> [Stated problem]
Any pictures in the records below must be left out when you repeat the lines from the line containing "Write a Python" through the line containing "import matplotlib.transforms as mtransforms" exactly.
--- Data shown ---
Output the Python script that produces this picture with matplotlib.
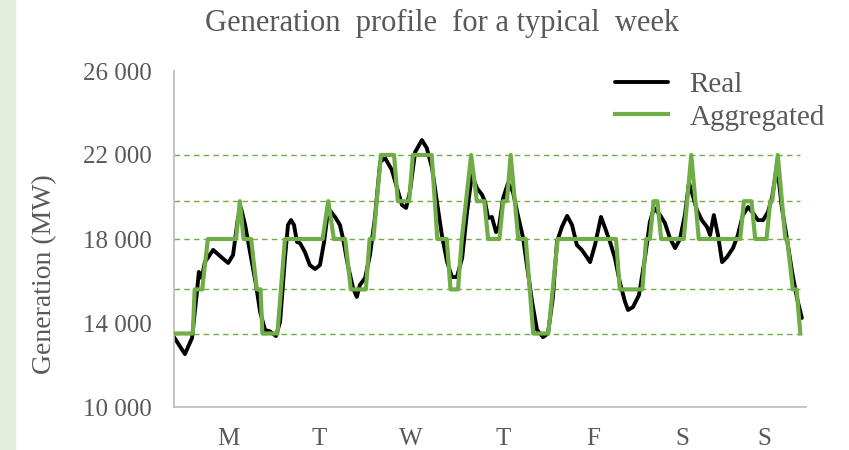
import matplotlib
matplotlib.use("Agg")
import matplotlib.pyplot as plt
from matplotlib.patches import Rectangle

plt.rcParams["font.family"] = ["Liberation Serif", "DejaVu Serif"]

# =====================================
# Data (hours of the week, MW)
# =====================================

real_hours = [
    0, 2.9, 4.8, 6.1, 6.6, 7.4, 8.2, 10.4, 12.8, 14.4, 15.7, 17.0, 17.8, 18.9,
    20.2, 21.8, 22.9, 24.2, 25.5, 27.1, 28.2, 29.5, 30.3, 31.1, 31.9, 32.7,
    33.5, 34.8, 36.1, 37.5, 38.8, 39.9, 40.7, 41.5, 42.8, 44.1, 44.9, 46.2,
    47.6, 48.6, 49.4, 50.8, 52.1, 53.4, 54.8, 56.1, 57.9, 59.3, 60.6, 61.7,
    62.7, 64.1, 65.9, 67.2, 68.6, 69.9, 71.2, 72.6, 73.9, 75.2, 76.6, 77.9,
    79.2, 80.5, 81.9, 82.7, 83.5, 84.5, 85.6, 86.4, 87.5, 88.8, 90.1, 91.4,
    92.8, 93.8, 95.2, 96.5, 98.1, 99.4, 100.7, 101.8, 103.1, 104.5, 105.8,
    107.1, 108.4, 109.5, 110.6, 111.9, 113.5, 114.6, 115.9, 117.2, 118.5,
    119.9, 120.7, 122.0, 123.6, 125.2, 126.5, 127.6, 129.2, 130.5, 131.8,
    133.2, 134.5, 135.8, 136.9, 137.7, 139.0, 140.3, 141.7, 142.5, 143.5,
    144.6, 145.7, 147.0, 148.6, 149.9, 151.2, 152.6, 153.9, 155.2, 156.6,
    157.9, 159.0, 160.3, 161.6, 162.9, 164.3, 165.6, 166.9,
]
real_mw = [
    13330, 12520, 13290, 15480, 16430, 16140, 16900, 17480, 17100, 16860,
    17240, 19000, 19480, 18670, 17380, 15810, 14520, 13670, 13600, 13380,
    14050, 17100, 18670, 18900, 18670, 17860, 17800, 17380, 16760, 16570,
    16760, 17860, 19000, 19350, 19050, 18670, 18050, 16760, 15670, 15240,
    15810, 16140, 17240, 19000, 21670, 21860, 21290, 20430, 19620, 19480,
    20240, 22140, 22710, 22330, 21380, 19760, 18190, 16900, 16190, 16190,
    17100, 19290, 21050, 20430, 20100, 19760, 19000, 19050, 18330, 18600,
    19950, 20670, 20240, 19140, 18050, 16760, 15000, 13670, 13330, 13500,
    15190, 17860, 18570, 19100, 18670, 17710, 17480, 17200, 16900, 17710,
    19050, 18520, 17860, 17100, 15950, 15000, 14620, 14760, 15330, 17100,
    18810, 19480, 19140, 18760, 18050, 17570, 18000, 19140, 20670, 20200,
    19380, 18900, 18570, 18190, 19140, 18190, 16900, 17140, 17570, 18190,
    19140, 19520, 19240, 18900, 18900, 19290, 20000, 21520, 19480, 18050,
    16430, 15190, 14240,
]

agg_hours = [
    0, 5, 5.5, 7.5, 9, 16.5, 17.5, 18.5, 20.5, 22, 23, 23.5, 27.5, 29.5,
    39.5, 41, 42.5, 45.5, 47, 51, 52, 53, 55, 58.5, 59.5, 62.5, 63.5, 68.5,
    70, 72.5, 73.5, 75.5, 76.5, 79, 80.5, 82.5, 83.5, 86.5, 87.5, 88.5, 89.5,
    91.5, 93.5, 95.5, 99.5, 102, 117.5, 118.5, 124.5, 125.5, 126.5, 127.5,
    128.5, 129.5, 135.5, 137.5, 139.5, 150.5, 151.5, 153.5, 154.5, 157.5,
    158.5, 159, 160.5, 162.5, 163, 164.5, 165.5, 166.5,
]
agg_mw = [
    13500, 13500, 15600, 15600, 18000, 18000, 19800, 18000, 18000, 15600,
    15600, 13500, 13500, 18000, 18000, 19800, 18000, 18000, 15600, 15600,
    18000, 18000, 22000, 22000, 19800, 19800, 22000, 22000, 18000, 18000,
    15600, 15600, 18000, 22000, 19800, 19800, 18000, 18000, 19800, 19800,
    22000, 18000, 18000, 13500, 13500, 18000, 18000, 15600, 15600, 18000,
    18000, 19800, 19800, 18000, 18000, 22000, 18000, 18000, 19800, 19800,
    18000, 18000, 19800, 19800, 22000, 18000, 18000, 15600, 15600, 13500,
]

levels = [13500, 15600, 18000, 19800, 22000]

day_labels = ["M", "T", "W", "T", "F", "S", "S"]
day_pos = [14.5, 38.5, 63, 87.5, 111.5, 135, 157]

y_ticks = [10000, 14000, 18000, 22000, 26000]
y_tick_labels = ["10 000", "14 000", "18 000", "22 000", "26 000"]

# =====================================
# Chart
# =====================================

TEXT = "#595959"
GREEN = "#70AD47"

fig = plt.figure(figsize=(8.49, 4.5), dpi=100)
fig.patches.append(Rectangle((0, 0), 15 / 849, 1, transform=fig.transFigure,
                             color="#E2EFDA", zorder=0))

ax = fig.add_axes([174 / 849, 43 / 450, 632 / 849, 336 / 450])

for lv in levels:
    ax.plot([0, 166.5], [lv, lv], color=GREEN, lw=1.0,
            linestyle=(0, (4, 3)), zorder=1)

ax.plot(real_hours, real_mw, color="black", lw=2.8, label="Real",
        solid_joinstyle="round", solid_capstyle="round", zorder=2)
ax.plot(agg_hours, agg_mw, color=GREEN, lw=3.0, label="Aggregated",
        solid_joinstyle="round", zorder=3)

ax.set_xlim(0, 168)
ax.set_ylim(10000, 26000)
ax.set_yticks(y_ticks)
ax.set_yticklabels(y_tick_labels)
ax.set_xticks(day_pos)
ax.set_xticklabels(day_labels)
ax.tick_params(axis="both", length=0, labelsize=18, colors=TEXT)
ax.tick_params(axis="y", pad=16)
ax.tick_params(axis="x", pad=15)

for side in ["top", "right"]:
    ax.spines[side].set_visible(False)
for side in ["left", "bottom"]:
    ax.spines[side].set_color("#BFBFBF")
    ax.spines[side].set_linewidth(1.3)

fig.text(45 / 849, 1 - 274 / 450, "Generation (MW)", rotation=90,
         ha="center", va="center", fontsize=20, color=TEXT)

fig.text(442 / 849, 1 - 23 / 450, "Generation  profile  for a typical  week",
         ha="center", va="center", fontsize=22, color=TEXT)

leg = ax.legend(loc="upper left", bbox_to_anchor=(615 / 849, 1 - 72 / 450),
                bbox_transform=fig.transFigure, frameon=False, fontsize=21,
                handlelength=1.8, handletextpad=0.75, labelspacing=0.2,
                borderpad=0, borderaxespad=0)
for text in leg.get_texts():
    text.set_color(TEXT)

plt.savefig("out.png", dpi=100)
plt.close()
---
--- Data shown ---
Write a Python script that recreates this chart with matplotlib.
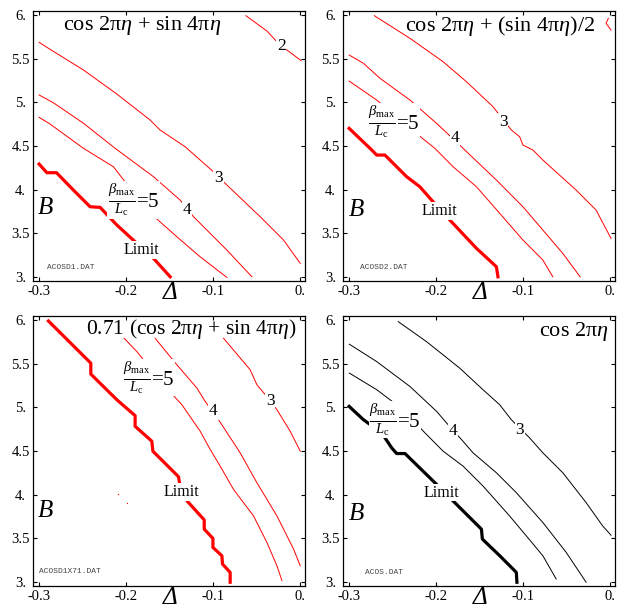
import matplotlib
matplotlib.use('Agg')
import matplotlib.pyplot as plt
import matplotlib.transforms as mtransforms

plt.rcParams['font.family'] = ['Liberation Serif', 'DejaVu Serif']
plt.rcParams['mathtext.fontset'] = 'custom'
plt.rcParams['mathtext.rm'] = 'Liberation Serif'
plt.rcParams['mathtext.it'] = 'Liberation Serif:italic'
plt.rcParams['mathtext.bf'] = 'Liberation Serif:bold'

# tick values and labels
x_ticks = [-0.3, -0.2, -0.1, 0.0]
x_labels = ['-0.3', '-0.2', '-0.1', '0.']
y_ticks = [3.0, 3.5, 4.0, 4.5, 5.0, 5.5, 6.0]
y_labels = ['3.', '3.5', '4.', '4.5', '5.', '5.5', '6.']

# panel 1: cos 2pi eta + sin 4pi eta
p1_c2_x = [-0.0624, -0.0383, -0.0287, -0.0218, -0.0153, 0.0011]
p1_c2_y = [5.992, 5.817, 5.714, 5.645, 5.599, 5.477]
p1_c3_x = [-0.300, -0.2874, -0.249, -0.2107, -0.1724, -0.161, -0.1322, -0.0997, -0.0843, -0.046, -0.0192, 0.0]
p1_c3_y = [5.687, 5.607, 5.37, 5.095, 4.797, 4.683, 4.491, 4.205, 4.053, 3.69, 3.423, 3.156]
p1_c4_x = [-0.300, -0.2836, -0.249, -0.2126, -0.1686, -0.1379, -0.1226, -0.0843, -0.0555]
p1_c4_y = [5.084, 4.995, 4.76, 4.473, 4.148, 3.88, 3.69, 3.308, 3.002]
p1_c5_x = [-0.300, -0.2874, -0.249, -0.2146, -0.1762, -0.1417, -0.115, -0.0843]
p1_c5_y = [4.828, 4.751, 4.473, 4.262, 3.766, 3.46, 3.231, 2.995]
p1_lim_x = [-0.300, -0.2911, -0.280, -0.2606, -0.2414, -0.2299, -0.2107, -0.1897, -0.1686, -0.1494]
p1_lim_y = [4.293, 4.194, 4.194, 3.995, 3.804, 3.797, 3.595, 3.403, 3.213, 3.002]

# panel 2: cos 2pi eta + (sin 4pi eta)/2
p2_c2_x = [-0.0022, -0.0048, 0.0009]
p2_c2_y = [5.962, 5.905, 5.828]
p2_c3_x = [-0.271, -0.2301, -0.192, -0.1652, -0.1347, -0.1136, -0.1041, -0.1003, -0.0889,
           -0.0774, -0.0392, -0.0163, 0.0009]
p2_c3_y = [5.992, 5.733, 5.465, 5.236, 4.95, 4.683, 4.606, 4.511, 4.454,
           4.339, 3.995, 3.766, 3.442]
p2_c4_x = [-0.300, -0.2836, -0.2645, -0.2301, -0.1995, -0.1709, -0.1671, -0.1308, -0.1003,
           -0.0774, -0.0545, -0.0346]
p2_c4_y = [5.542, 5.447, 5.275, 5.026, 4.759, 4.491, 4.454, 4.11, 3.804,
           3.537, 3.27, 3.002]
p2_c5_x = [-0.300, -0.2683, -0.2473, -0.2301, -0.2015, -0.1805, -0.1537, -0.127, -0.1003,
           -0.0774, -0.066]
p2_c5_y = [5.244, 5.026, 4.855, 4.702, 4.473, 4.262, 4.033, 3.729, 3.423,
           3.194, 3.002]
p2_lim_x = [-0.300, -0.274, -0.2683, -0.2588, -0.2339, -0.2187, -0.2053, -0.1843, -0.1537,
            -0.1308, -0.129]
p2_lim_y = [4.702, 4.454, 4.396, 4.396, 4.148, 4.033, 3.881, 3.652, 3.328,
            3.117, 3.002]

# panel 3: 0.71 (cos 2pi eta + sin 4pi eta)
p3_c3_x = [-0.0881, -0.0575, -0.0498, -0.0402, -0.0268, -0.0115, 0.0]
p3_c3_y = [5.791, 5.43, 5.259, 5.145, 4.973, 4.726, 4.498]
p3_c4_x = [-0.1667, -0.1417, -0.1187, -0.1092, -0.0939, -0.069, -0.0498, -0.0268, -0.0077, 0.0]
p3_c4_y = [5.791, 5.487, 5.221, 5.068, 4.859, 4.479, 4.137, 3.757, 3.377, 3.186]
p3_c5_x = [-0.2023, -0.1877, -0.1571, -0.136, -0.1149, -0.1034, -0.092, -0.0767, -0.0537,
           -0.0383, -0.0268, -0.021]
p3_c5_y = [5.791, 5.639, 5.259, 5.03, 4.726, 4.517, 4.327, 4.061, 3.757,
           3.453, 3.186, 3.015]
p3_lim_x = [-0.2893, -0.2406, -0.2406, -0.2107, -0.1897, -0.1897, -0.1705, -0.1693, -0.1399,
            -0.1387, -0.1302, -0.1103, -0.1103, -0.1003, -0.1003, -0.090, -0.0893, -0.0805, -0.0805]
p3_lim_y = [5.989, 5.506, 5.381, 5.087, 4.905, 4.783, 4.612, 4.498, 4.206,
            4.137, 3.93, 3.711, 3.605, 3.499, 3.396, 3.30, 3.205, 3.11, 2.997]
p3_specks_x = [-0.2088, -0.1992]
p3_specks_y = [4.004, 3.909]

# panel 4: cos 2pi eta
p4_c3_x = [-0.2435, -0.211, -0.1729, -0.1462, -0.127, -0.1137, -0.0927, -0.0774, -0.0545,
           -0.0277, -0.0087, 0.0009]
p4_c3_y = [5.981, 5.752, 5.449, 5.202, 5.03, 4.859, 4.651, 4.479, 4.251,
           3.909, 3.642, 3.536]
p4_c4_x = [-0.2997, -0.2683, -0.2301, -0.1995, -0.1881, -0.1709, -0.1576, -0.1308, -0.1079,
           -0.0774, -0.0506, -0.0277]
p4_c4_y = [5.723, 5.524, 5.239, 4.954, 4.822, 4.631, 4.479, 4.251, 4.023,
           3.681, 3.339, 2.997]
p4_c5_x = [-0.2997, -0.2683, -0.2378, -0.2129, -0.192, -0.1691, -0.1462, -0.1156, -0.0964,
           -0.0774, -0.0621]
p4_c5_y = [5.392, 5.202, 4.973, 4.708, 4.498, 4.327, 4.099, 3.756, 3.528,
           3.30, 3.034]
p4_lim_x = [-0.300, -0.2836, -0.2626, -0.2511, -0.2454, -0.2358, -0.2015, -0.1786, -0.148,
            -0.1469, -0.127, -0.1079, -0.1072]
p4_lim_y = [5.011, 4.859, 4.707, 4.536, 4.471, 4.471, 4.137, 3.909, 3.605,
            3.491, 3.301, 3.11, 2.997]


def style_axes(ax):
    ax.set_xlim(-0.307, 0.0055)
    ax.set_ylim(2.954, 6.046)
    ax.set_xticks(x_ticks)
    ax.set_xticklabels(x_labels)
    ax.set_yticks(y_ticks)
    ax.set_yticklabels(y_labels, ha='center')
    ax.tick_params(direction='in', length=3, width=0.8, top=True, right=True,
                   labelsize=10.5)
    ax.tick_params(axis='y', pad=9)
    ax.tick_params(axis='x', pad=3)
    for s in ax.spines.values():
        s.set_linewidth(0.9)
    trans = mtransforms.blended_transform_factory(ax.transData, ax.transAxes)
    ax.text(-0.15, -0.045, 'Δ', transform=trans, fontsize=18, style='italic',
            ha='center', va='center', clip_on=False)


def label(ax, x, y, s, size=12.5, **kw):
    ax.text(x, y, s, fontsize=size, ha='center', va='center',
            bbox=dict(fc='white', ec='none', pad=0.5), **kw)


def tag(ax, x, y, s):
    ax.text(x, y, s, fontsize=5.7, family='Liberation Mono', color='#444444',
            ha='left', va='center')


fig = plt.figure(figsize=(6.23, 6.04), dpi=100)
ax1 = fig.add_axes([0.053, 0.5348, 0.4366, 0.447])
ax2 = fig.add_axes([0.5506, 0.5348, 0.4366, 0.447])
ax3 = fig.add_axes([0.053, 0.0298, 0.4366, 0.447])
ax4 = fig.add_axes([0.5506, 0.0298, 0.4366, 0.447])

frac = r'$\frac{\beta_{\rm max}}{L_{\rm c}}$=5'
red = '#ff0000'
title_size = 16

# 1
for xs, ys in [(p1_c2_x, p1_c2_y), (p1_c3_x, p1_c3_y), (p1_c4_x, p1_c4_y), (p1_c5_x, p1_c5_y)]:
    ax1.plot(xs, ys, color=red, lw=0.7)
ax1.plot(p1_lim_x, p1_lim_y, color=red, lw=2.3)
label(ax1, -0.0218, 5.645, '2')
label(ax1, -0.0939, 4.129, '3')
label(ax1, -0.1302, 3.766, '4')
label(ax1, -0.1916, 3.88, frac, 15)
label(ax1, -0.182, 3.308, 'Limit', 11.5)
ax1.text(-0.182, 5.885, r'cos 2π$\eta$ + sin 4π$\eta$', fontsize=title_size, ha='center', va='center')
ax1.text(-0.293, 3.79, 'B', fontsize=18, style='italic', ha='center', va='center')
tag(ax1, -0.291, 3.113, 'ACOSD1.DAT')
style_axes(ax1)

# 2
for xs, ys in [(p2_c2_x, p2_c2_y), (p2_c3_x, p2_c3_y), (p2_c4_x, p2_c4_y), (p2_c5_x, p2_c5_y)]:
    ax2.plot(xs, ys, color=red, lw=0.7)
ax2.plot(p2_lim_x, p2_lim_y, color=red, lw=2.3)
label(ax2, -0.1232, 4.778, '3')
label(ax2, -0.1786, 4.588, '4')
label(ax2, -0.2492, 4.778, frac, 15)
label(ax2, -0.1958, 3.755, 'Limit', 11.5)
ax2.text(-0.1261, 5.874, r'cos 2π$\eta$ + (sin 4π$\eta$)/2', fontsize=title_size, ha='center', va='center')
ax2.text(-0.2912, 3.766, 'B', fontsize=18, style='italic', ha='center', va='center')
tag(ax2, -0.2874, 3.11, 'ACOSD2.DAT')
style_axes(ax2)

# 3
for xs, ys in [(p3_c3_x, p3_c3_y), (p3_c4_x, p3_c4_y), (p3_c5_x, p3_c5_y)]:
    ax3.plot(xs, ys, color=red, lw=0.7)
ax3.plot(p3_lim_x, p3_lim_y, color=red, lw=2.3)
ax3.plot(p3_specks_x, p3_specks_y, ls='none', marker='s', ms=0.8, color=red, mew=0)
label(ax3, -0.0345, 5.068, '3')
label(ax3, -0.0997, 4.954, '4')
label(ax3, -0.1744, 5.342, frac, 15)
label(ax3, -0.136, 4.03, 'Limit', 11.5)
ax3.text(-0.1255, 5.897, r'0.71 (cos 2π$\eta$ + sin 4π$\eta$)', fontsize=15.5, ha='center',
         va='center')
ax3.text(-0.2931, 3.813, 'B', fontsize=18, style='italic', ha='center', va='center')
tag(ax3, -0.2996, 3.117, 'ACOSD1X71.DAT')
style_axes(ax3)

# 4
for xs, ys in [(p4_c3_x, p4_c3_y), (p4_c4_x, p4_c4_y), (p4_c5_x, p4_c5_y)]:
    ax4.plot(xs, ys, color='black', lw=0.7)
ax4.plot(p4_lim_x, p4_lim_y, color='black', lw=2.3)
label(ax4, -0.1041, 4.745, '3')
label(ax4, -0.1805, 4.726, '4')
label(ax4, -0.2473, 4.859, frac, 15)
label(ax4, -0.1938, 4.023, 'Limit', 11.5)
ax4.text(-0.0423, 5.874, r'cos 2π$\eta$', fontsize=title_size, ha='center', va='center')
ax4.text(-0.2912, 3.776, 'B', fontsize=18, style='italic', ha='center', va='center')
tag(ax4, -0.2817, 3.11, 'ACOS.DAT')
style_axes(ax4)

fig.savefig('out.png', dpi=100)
---
--- Data shown ---
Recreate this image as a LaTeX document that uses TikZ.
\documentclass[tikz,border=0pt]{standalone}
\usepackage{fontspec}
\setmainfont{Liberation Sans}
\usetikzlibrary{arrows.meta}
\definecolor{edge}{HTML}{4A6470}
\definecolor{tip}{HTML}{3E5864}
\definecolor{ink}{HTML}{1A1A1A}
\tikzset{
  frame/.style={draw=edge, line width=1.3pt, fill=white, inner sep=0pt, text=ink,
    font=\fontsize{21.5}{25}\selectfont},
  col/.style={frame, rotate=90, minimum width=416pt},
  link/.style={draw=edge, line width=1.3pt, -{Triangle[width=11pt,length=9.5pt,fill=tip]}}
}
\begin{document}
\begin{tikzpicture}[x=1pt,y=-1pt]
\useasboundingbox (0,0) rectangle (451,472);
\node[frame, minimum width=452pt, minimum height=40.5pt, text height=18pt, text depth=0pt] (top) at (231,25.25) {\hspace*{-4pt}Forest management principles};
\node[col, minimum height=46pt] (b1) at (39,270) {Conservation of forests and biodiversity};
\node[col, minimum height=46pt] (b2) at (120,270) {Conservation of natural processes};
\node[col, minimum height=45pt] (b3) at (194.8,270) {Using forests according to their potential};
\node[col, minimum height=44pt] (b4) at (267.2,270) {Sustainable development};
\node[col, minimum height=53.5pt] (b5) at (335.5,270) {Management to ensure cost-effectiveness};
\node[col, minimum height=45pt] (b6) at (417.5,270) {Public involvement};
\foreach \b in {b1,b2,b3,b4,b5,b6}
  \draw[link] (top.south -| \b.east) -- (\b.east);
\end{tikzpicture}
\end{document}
---
> [Result below]
Write a Python script that recreates this chart with matplotlib.
import matplotlib
matplotlib.use('Agg')
import matplotlib.pyplot as plt
import matplotlib.transforms as mtransforms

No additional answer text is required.